While Slobodan Milošević was a global master of the FR Yugoslavia, the political top authorities did not find it convenient to open any, let alone a broad social discussion about AP mines. Military top did not find this issue worth its attention. Therefore, everything in the professional sphere was left to generals, whilst the top took strict care to dance to "supreme commander’s tune". Defence Ministry did not play any important role because it used to be just a service of the General Staff. Those must be the reasons why nobody from these institutions never entered the public scene with clear explanations of some mysteries which intrigued at least a thin layer of democratic public: why Yugoslavia resisted (and still resists) the Ottawa Convention so persistently (by March 1st, 1999 when it was enacted, 141 countries signed it while 117 countries also ratified the document); how many AP mines there are at the AY stocks. Of course, if the answers wouldn’t be considered military secrets! Therefore, it is not strange that all doors of civil and military authorities at which the Campaign activists knocked remained closed. So it would be an illusion to expect these authorities to make any step in order to bring Yugoslavia nearer to the Convention.
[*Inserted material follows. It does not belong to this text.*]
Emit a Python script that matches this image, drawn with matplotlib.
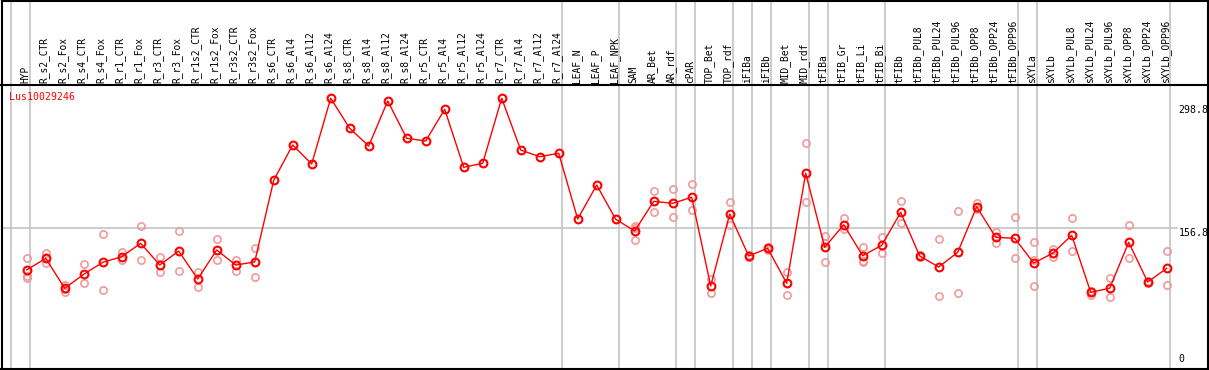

During the post-Milošević period, things are only slightly better. The most of good will to support the Campaign and to have the FR Yugoslavia finally join the Convention was shown by Yugoslav Foreign Ministry. It came as a result of this Ministry engagement, in a great deal, that Yugoslav government decided on April 20th 2001 that Yugoslavia will join the Convention. The only thing, which has to be done, is to have Yugoslav Parliament go through ratification procedure! Just that! But this action of Yugoslav Parliament is still being waited for. Nobody knows - how long, while Serbia and Montenegro pretend to hurry to Euro-Atlantic integrations.